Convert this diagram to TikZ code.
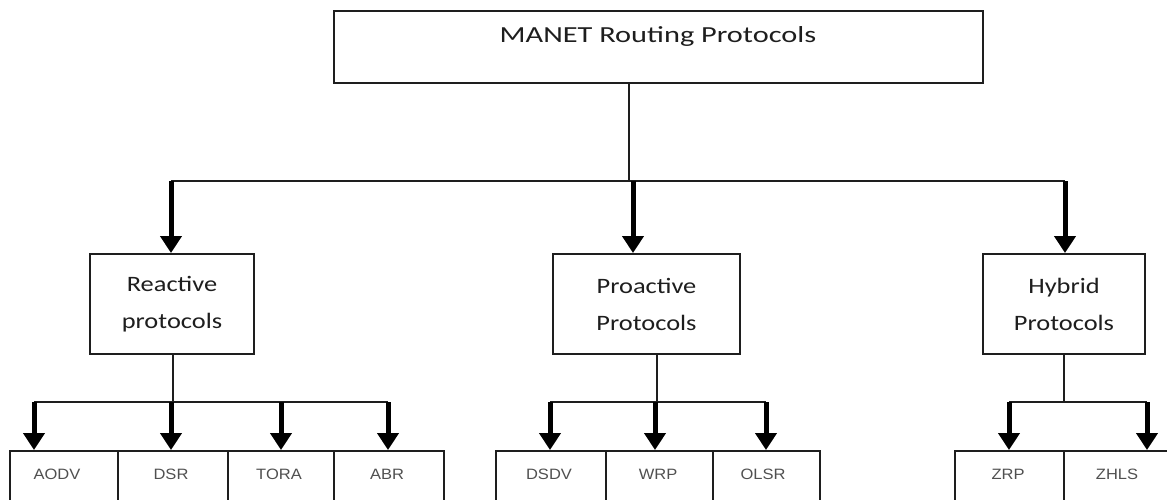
\documentclass[tikz,border=0pt]{standalone}
\usepackage{fontspec}
\setmainfont{Carlito}
\newfontfamily\topf[FakeStretch=1.32]{Carlito}
\newfontfamily\midf[FakeStretch=1.2]{Carlito}
\newfontfamily\leaff[FakeStretch=1.1]{Liberation Sans}
\usetikzlibrary{arrows.meta}
\definecolor{ink}{HTML}{1E1E1E}
\definecolor{leafgray}{HTML}{505050}
\begin{document}
\begin{tikzpicture}[x=1pt,y=-1pt,
  box/.style={draw=ink, line width=2pt, inner sep=0pt, anchor=north west, fill=white},
  midbox/.style={box, minimum height=100pt, align=center, text=ink,
     font=\midf\fontsize{22}{37}\selectfont},
  leafbox/.style={box, minimum width=#1, minimum height=80pt},
  leaftext/.style={text=leafgray, font=\leaff\fontsize{15}{17}\selectfont, inner sep=0pt},
  wire/.style={draw=ink, line width=2pt},
  heavy/.style={draw=black, line width=5pt, -{Triangle[width=21pt,length=17pt]}}
]
\useasboundingbox (0,0) rectangle (1167,499);
\fill[white] (0,0) rectangle (1167,499);

% top box
\node[box, minimum width=649pt, minimum height=72pt] (top) at (333,10) {};
\node[text=ink, font=\topf\fontsize{23}{26}\selectfont, inner sep=0pt] (toptext) at (658,36) {MANET Routing Protocols};

% middle boxes
\node[midbox, minimum width=164pt] (reac) at (89,253) {Reactive\\protocols};
\node[midbox, minimum width=187pt] (pro) at (552,253) {Proactive\\Protocols};
\node[midbox, minimum width=162pt] (hyb) at (982,253) {Hybrid\\Protocols};

% leaf boxes
\node[leafbox=108pt] (aodv) at (9,450) {};
\node[leafbox=110pt] (dsr) at (117,450) {};
\node[leafbox=106pt] (tora) at (227,450) {};
\node[leafbox=110pt] (abr) at (333,450) {};
\node[leafbox=110pt] (dsdv) at (495,450) {};
\node[leafbox=107pt] (wrp) at (605,450) {};
\node[leafbox=107pt] (olsr) at (712,450) {};
\node[leafbox=109pt] (zrp) at (954,450) {};
\node[leafbox=120pt] (zhls) at (1063,450) {};

\node[leaftext] (taodv) at (57,474) {AODV};
\node[leaftext] (tdsr) at (171,474) {DSR};
\node[leaftext] (ttora) at (279,474) {TORA};
\node[leaftext] (tabr) at (387,474) {ABR};
\node[leaftext] (tdsdv) at (549,474) {DSDV};
\node[leaftext] (twrp) at (658,474) {WRP};
\node[leaftext] (tolsr) at (763,474) {OLSR};
\node[leaftext] (tzrp) at (1008,474) {ZRP};
\node[leaftext] (tzhls) at (1117,474) {ZHLS};

% level 1 bus
\coordinate (j0) at (629,181);
\coordinate (b1) at (171,181);
\coordinate (b2) at (633,181);
\coordinate (b3) at (1065,181);
\draw[wire] (top.south -| j0) -- (j0);
\draw[wire] (b1) -- (b3);
\draw[heavy] (b1) -- (b1 |- reac.north);
\draw[heavy] (b2) -- (b2 |- pro.north);
\draw[heavy] (b3) -- (b3 |- hyb.north);

% reactive bus
\coordinate (r0) at (173,402);
\coordinate (r1) at (34,402);
\coordinate (r2) at (171,402);
\coordinate (r3) at (281,402);
\coordinate (r4) at (388,402);
\draw[wire] (reac.south -| r0) -- (r0);
\draw[wire] (r1) -- (r4);
\draw[heavy] (r1) -- (r1 |- aodv.north);
\draw[heavy] (r2) -- (r2 |- dsr.north);
\draw[heavy] (r3) -- (r3 |- tora.north);
\draw[heavy] (r4) -- (r4 |- abr.north);

% proactive bus
\coordinate (p0) at (657,402);
\coordinate (p1) at (550,402);
\coordinate (p2) at (655,402);
\coordinate (p3) at (766,402);
\draw[wire] (pro.south -| p0) -- (p0);
\draw[wire] (p1) -- (p3);
\draw[heavy] (p1) -- (p1 |- dsdv.north);
\draw[heavy] (p2) -- (p2 |- wrp.north);
\draw[heavy] (p3) -- (p3 |- olsr.north);

% hybrid bus
\coordinate (h0) at (1064,402);
\coordinate (h1) at (1009,402);
\coordinate (h2) at (1147,402);
\draw[wire] (hyb.south -| h0) -- (h0);
\draw[wire] (h1) -- (h2);
\draw[heavy] (h1) -- (h1 |- zrp.north);
\draw[heavy] (h2) -- (h2 |- zhls.north);
\end{tikzpicture}
\end{document}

————

* _What you are asked to do_
Take the material above from its first line through the line holding "minimum width=162pt] (hyb)" and set it down exactly, without the pictures.

* _Exercise answer_
Convert this diagram to TikZ code.
\documentclass[tikz,border=0pt]{standalone}
\usepackage{fontspec}
\setmainfont{Carlito}
\newfontfamily\topf[FakeStretch=1.32]{Carlito}
\newfontfamily\midf[FakeStretch=1.2]{Carlito}
\newfontfamily\leaff[FakeStretch=1.1]{Liberation Sans}
\usetikzlibrary{arrows.meta}
\definecolor{ink}{HTML}{1E1E1E}
\definecolor{leafgray}{HTML}{505050}
\begin{document}
\begin{tikzpicture}[x=1pt,y=-1pt,
  box/.style={draw=ink, line width=2pt, inner sep=0pt, anchor=north west, fill=white},
  midbox/.style={box, minimum height=100pt, align=center, text=ink,
     font=\midf\fontsize{22}{37}\selectfont},
  leafbox/.style={box, minimum width=#1, minimum height=80pt},
  leaftext/.style={text=leafgray, font=\leaff\fontsize{15}{17}\selectfont, inner sep=0pt},
  wire/.style={draw=ink, line width=2pt},
  heavy/.style={draw=black, line width=5pt, -{Triangle[width=21pt,length=17pt]}}
]
\useasboundingbox (0,0) rectangle (1167,499);
\fill[white] (0,0) rectangle (1167,499);

% top box
\node[box, minimum width=649pt, minimum height=72pt] (top) at (333,10) {};
\node[text=ink, font=\topf\fontsize{23}{26}\selectfont, inner sep=0pt] (toptext) at (658,36) {MANET Routing Protocols};

% middle boxes
\node[midbox, minimum width=164pt] (reac) at (89,253) {Reactive\\protocols};
\node[midbox, minimum width=187pt] (pro) at (552,253) {Proactive\\Protocols};
\node[midbox, minimum width=162pt] (hyb) at (982,253) {Hybrid\\Protocols};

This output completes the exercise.